— start Data provided —

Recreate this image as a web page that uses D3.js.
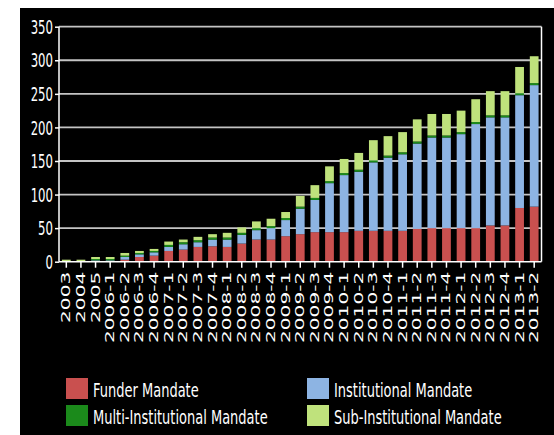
<!DOCTYPE html>
<html><head><meta charset="utf-8">
<script src="https://cdn.jsdelivr.net/npm/d3@7"></script>
<style>html,body{margin:0;padding:0;background:#fff;}svg{display:block;}</style>
</head><body>
<svg id="c" width="554" height="435"></svg>
<script>
const categories = ["2003","2004","2005","2006-1","2006-2","2006-3","2006-4","2007-1","2007-2","2007-3","2007-4","2008-1","2008-2","2008-3","2008-4","2009-1","2009-2","2009-3","2009-4","2010-1","2010-2","2010-3","2010-4","2011-1","2011-2","2011-3","2011-4","2012-1","2012-2","2012-3","2012-4","2013-1","2013-2"];
const funder        = [0,0,1,1,3,7,9,16,18,22,23,22,27,33,33,38,41,44,44,44,46,46,46,46,49,50,50,50,50,54,54,80,82];
const institutional = [1,1,1,1,4,4,5,6,8,7,10,11,13,14,17,24,38,48,73,85,88,102,109,114,127,135,135,140,155,161,161,168,181];
const multiInst     = [0,0,2,2,2,2,2,3,3,3,3,3,3,3,3,3,3,3,3,3,3,3,3,3,3,3,3,3,3,3,3,3,3];
const subInst       = [2,2,3,3,4,3,3,5,4,5,5,7,8,10,11,9,16,19,22,21,25,30,29,30,33,32,32,32,34,36,36,39,40];
const seriesNames   = ["Funder Mandate","Institutional Mandate","Multi-Institutional Mandate","Sub-Institutional Mandate"];
const seriesColors  = ["#c9504f","#8db4e3","#1b8a1b","#bfe27c"];
const yTicks        = [0,50,100,150,200,250,300,350];

const svg = d3.select("#c");
svg.append("rect").attr("x",20).attr("y",8).attr("width",534).attr("height",427).attr("fill","#000");

const L = 59, R = 541.5, T = 26.7, B = 261.7;
const x = d3.scaleBand().domain(categories).range([L,R]).paddingInner(0.4).paddingOuter(0.2);
const y = d3.scaleLinear().domain([0,350]).range([B,T]);

const keys = ["f","i","m","s"];
const rows = categories.map((c,k)=>({cat:c,f:funder[k],i:institutional[k],m:multiInst[k],s:subInst[k]}));
const stacked = d3.stack().keys(keys)(rows);

// gridlines
svg.append("g").selectAll("line").data(yTicks.filter(v=>v>0)).join("line")
  .attr("x1",L).attr("x2",R).attr("y1",d=>y(d)).attr("y2",d=>y(d))
  .attr("stroke","#c4c4c4").attr("stroke-width",1.8);

// bars
svg.append("g").selectAll("g").data(stacked).join("g")
  .attr("fill",(d,k)=>seriesColors[k])
  .selectAll("rect").data(d=>d).join("rect")
  .attr("x",d=>x(d.data.cat)).attr("width",x.bandwidth())
  .attr("y",d=>y(d[1])).attr("height",d=>Math.max(0,y(d[0])-y(d[1])));

// frame lines
svg.append("line").attr("x1",L).attr("x2",L).attr("y1",T).attr("y2",B).attr("stroke","#fff").attr("stroke-width",1.5);
svg.append("line").attr("x1",R).attr("x2",R).attr("y1",T).attr("y2",B).attr("stroke","#fff").attr("stroke-width",1.5);
svg.append("line").attr("x1",L).attr("x2",R).attr("y1",B).attr("y2",B).attr("stroke","#fff").attr("stroke-width",1.5);

// y axis
const yAxis = svg.append("g").attr("transform",`translate(${L},0)`)
  .call(d3.axisLeft(y).tickValues(yTicks).tickSize(4).tickPadding(0).tickFormat(d3.format("d")));
yAxis.select(".domain").remove();
yAxis.selectAll(".tick line").attr("stroke","#fff").attr("stroke-width",1.5);
yAxis.selectAll(".tick text").attr("fill","#fff").attr("font-family","DejaVu Sans").attr("font-size",11.7)
  .attr("x",null).attr("dy",null)
  .attr("transform","translate(-6,0) scale(1,1.65)")
  .attr("dominant-baseline","central").attr("text-anchor","end");

// x axis
const xAxis = svg.append("g").attr("transform",`translate(0,${B})`)
  .call(d3.axisBottom(x).tickSize(6).tickPadding(0));
xAxis.select(".domain").remove();
xAxis.selectAll(".tick line").attr("stroke","#fff").attr("stroke-width",1.5);
xAxis.selectAll(".tick text").attr("fill","#fff").attr("font-family","DejaVu Sans").attr("font-size",12)
  .attr("y",null).attr("dy",null)
  .attr("transform","translate(0,10) rotate(-90) scale(1.68,1)")
  .attr("dominant-baseline","central").attr("text-anchor","end");

// legend
const legPos = [[66,378],[307,378],[66,405],[307,405]];
const leg = svg.append("g").selectAll("g").data(seriesNames).join("g")
  .attr("transform",(d,k)=>`translate(${legPos[k][0]},${legPos[k][1]})`);
leg.append("rect").attr("width",22).attr("height",21).attr("fill",(d,k)=>seriesColors[k]);
leg.append("text").text(d=>d).attr("fill","#fff").attr("font-family","DejaVu Sans").attr("font-size",13)
  .attr("transform","translate(27,18.5) scale(1,1.45)");
</script>
</body></html>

— end Data provided —

▶ [What to do]: Your task is an exact transcription of all the data, minus the pictures.

▶ [Output below]:
Recreate this image as a web page that uses D3.js.
<!DOCTYPE html>
<html><head><meta charset="utf-8">
<script src="https://cdn.jsdelivr.net/npm/d3@7"></script>
<style>html,body{margin:0;padding:0;background:#fff;}svg{display:block;}</style>
</head><body>
<svg id="c" width="554" height="435"></svg>
<script>
const categories = ["2003","2004","2005","2006-1","2006-2","2006-3","2006-4","2007-1","2007-2","2007-3","2007-4","2008-1","2008-2","2008-3","2008-4","2009-1","2009-2","2009-3","2009-4","2010-1","2010-2","2010-3","2010-4","2011-1","2011-2","2011-3","2011-4","2012-1","2012-2","2012-3","2012-4","2013-1","2013-2"];
const funder        = [0,0,1,1,3,7,9,16,18,22,23,22,27,33,33,38,41,44,44,44,46,46,46,46,49,50,50,50,50,54,54,80,82];
const institutional = [1,1,1,1,4,4,5,6,8,7,10,11,13,14,17,24,38,48,73,85,88,102,109,114,127,135,135,140,155,161,161,168,181];
const multiInst     = [0,0,2,2,2,2,2,3,3,3,3,3,3,3,3,3,3,3,3,3,3,3,3,3,3,3,3,3,3,3,3,3,3];
const subInst       = [2,2,3,3,4,3,3,5,4,5,5,7,8,10,11,9,16,19,22,21,25,30,29,30,33,32,32,32,34,36,36,39,40];
const seriesNames   = ["Funder Mandate","Institutional Mandate","Multi-Institutional Mandate","Sub-Institutional Mandate"];
const seriesColors  = ["#c9504f","#8db4e3","#1b8a1b","#bfe27c"];
const yTicks        = [0,50,100,150,200,250,300,350];

const svg = d3.select("#c");
svg.append("rect").attr("x",20).attr("y",8).attr("width",534).attr("height",427).attr("fill","#000");

const L = 59, R = 541.5, T = 26.7, B = 261.7;
const x = d3.scaleBand().domain(categories).range([L,R]).paddingInner(0.4).paddingOuter(0.2);
const y = d3.scaleLinear().domain([0,350]).range([B,T]);

const keys = ["f","i","m","s"];
const rows = categories.map((c,k)=>({cat:c,f:funder[k],i:institutional[k],m:multiInst[k],s:subInst[k]}));
const stacked = d3.stack().keys(keys)(rows);

// gridlines
svg.append("g").selectAll("line").data(yTicks.filter(v=>v>0)).join("line")
  .attr("x1",L).attr("x2",R).attr("y1",d=>y(d)).attr("y2",d=>y(d))
  .attr("stroke","#c4c4c4").attr("stroke-width",1.8);

// bars
svg.append("g").selectAll("g").data(stacked).join("g")
  .attr("fill",(d,k)=>seriesColors[k])
  .selectAll("rect").data(d=>d).join("rect")
  .attr("x",d=>x(d.data.cat)).attr("width",x.bandwidth())
  .attr("y",d=>y(d[1])).attr("height",d=>Math.max(0,y(d[0])-y(d[1])));

// frame lines
svg.append("line").attr("x1",L).attr("x2",L).attr("y1",T).attr("y2",B).attr("stroke","#fff").attr("stroke-width",1.5);
svg.append("line").attr("x1",R).attr("x2",R).attr("y1",T).attr("y2",B).attr("stroke","#fff").attr("stroke-width",1.5);
svg.append("line").attr("x1",L).attr("x2",R).attr("y1",B).attr("y2",B).attr("stroke","#fff").attr("stroke-width",1.5);

// y axis
const yAxis = svg.append("g").attr("transform",`translate(${L},0)`)
  .call(d3.axisLeft(y).tickValues(yTicks).tickSize(4).tickPadding(0).tickFormat(d3.format("d")));
yAxis.select(".domain").remove();
yAxis.selectAll(".tick line").attr("stroke","#fff").attr("stroke-width",1.5);
yAxis.selectAll(".tick text").attr("fill","#fff").attr("font-family","DejaVu Sans").attr("font-size",11.7)
  .attr("x",null).attr("dy",null)
  .attr("transform","translate(-6,0) scale(1,1.65)")
  .attr("dominant-baseline","central").attr("text-anchor","end");

// x axis
const xAxis = svg.append("g").attr("transform",`translate(0,${B})`)
  .call(d3.axisBottom(x).tickSize(6).tickPadding(0));
xAxis.select(".domain").remove();
xAxis.selectAll(".tick line").attr("stroke","#fff").attr("stroke-width",1.5);
xAxis.selectAll(".tick text").attr("fill","#fff").attr("font-family","DejaVu Sans").attr("font-size",12)
  .attr("y",null).attr("dy",null)
  .attr("transform","translate(0,10) rotate(-90) scale(1.68,1)")
  .attr("dominant-baseline","central").attr("text-anchor","end");

// legend
const legPos = [[66,378],[307,378],[66,405],[307,405]];
const leg = svg.append("g").selectAll("g").data(seriesNames).join("g")
  .attr("transform",(d,k)=>`translate(${legPos[k][0]},${legPos[k][1]})`);
leg.append("rect").attr("width",22).attr("height",21).attr("fill",(d,k)=>seriesColors[k]);
leg.append("text").text(d=>d).attr("fill","#fff").attr("font-family","DejaVu Sans").attr("font-size",13)
  .attr("transform","translate(27,18.5) scale(1,1.45)");
</script>
</body></html>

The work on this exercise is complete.